The Hípico Piedra Grande is a new equestrian clubhouse and center located in the State of Mexico. Designed by Mexican architectural firm Studio RC, the clubhouse’s sleek pavilion and handsome stables sit on an eight-hectare site. Surrounded by lush forest, they provide a haven for horses and horse lovers alike.
When designing Hípico Piedra Grande, Studio RC endeavored to minimize any impact on the site, altering it as little as possible. The elegant structures combine a contemporary design language with traditional craftsmanship, and incorporate local materials such as wood, stone, and marble.
A place for the development of equestrian sports and equine care, the facilities include: a two-story stable building with 110 stalls, sand tracks, gravel paths, and riding routes that weave through the surrounding countryside. The stable building features a concrete facade that is punctuated with wooden shutters and sliding doors. It is divided into three separate modules: spread across two levels and linked by steel bridges, the site’s topography ensures level access to both floors. The third stable module is designed with a sawtooth roof and collects rainwater that can be reused.
The clubhouse pavilion sits on a hill above the stable building. “The distribution of the clubhouse is mainly governed by a central courtyard,” says Studio RC. Fostering an atmosphere of contemplation of the landscape, with views across the valley, the courtyard is “framed by stone walls that also divide and create a transition of access between the public and private spaces.”
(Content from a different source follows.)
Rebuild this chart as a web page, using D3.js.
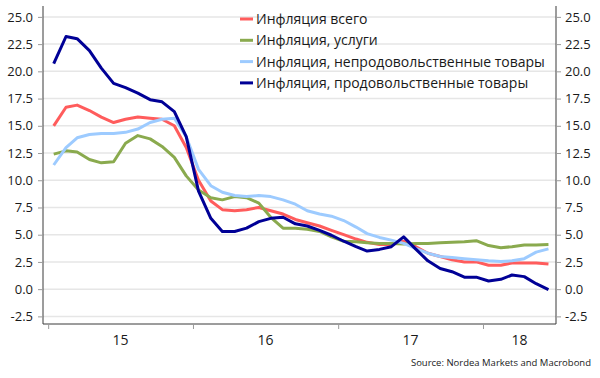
<!DOCTYPE html>
<html>
<head>
<meta charset="utf-8">
<script src="https://cdn.jsdelivr.net/npm/d3@7"></script>
<style>
	body { margin: 0; background: #fff; }
	svg text { font-family: "Open Sans", "Noto Sans", sans-serif; fill: #1a1a1a; }
</style>
</head>
<body>
<svg id="chart" width="600" height="378"></svg>
<script>
// monthly data, Jan 2015 - Jun 2018 (y/y, %)
var startMonth = new Date(2015, 0, 15);
var seriesNames = ["Инфляция всего", "Инфляция, услуги",
	"Инфляция, непродовольственные товары", "Инфляция, продовольственные товары"];
var seriesColors = ["#ff5c5c", "#8aaa4e", "#9dcbff", "#000096"];

var totalInfl = [15.0, 16.7, 16.9, 16.4, 15.8, 15.3, 15.6, 15.8, 15.7, 15.6, 15.0, 13.0,
	10.0, 8.1, 7.3, 7.2, 7.3, 7.5, 7.2, 6.9, 6.4, 6.1, 5.8, 5.4,
	5.0, 4.6, 4.3, 4.1, 4.1, 4.4, 3.9, 3.3, 3.0, 2.7, 2.5, 2.5,
	2.2, 2.2, 2.4, 2.4, 2.4, 2.3];
var servicesInfl = [12.4, 12.7, 12.6, 11.9, 11.6, 11.7, 13.4, 14.1, 13.8, 13.1, 12.1, 10.4,
	9.1, 8.4, 8.2, 8.5, 8.4, 7.9, 6.6, 5.6, 5.6, 5.5, 5.3, 4.8,
	4.4, 4.35, 4.25, 4.2, 4.2, 4.15, 4.2, 4.2, 4.25, 4.3, 4.35, 4.45,
	4.0, 3.8, 3.9, 4.05, 4.05, 4.1];
var nonFoodInfl = [11.4, 13.0, 13.9, 14.2, 14.3, 14.3, 14.4, 14.7, 15.3, 15.6, 15.7, 14.0,
	11.0, 9.5, 8.9, 8.6, 8.5, 8.6, 8.5, 8.2, 7.8, 7.2, 6.9, 6.7,
	6.3, 5.7, 5.1, 4.75, 4.5, 4.2, 3.75, 3.3, 3.0, 2.9, 2.8, 2.7,
	2.6, 2.55, 2.6, 2.8, 3.4, 3.7];
var foodInfl = [20.7, 23.2, 23.0, 21.9, 20.3, 18.9, 18.5, 18.0, 17.4, 17.2, 16.3, 14.0,
	9.0, 6.5, 5.3, 5.3, 5.6, 6.2, 6.5, 6.6, 6.0, 5.8, 5.4, 4.95,
	4.4, 3.9, 3.5, 3.65, 3.9, 4.8, 3.7, 2.6, 1.9, 1.6, 1.1, 1.1,
	0.75, 0.9, 1.3, 1.15, 0.5, -0.05];

var yTicks = [-2.5, 0, 2.5, 5, 7.5, 10, 12.5, 15, 17.5, 20, 22.5, 25];
var yearTicks = [new Date(2015, 0, 1), new Date(2016, 0, 1), new Date(2017, 0, 1), new Date(2018, 0, 1)];
var yearLabels = ["15", "16", "17", "18"];

var allSeries = [totalInfl, servicesInfl, nonFoodInfl, foodInfl];

(function(){
	var svg = d3.select("#chart");
	var pLeft = 43, pRight = 556, pTop = 6, pBottom = 324;

	var x = d3.scaleTime()
		.domain([new Date(2014, 11, 19), new Date(2018, 6, 4)])
		.range([pLeft, pRight]);
	var y = d3.scaleLinear().domain([-3.2, 26]).range([pBottom, pTop]);

	function monthDate(i){
		return new Date(startMonth.getFullYear(), startMonth.getMonth() + i, 15);
	}

	// gridlines
	svg.append("g").selectAll("line").data(yTicks).enter().append("line")
		.attr("x1", pLeft).attr("x2", pRight)
		.attr("y1", function(d){ return y(d); }).attr("y2", function(d){ return y(d); })
		.attr("stroke", "#e6e6e6").attr("stroke-width", 1.5);

	// axes
	var fmt = function(d){ return d.toFixed(1); };
	var yl = svg.append("g").attr("transform", "translate(" + pLeft + ",0)")
		.call(d3.axisLeft(y).tickValues(yTicks).tickFormat(fmt).tickSize(5).tickPadding(5));
	var yr = svg.append("g").attr("transform", "translate(" + pRight + ",0)")
		.call(d3.axisRight(y).tickValues(yTicks).tickFormat(fmt).tickSize(5).tickPadding(4));
	var xb = svg.append("g").attr("transform", "translate(0," + pBottom + ")")
		.call(d3.axisBottom(x).tickValues(yearTicks).tickFormat("").tickSize(5));

	[yl, yr, xb].forEach(function(a){
		a.select(".domain").attr("stroke", "#3a3a3a");
		a.selectAll(".tick line").attr("stroke", "#9a9a9a");
		a.selectAll(".tick text").style("font-size", "13px").attr("fill", "#1a1a1a");
	});
	yl.select(".domain").attr("d", "M0," + pBottom + "V" + pTop);
	yr.select(".domain").attr("d", "M0," + pBottom + "V" + pTop);
	xb.select(".domain").attr("d", "M" + pLeft + ",0H" + pRight);

	// year labels centred in visible year span
	var xEnd = x.domain()[1];
	svg.append("g").selectAll("text").data(yearTicks).enter().append("text")
		.attr("x", function(d, i){
			var e = i < yearTicks.length - 1 ? yearTicks[i + 1] : xEnd;
			return (x(d) + x(e)) / 2;
		})
		.attr("y", 345)
		.attr("text-anchor", "middle")
		.style("font-size", "14px")
		.text(function(d, i){ return yearLabels[i]; });

	// lines
	var line = d3.line()
		.x(function(d, i){ return x(monthDate(i)); })
		.y(function(d){ return y(d); });

	svg.append("g").selectAll("path").data(allSeries).enter().append("path")
		.attr("d", line)
		.attr("fill", "none")
		.attr("stroke", function(d, i){ return seriesColors[i]; })
		.attr("stroke-width", 3)
		.attr("stroke-linejoin", "round");

	// legend
	var lg = svg.append("g").selectAll("g").data(seriesNames).enter().append("g")
		.attr("transform", function(d, i){ return "translate(240," + (19 + i * 21.3) + ")"; });
	lg.append("line").attr("x1", 0).attr("x2", 13).attr("y1", 0).attr("y2", 0)
		.attr("stroke", function(d, i){ return seriesColors[i]; }).attr("stroke-width", 3);
	lg.append("text").attr("x", 16).attr("y", 0).attr("dy", "0.35em")
		.style("font-size", "14px")
		.text(function(d){ return d; });

	svg.append("text").attr("x", 591).attr("y", 366).attr("text-anchor", "end")
		.style("font-size", "9.5px")
		.text("Source: Nordea Markets and Macrobond");
})();
</script>
</body>
</html>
Conceived as a simple building, the clubhouse is developed with a structural rhythm: “A system of structural modules based on steel columns and beams define the skeleton and shape of the building,” explains the architect. “[The idea is] that in the future the roof could be habitable for different events.” Concrete and stone walls divide and define a number of spaces throughout the clubhouse — alongside a textured local marble floor, they help to keep the building cool. As a means of tempering the hot climate, the architect notes: “we chose to separate the house from the stone retaining wall in order to have cross-ventilation during hot seasons and to take advantage of sunlight.”
The clubhouse terrace cantilevers out into the valley, its position designed to maximize the sweeping views. A design priority for the project, it offers a vantage point from which to observe and enjoy Hípico Piedra Grande’s equestrian activities.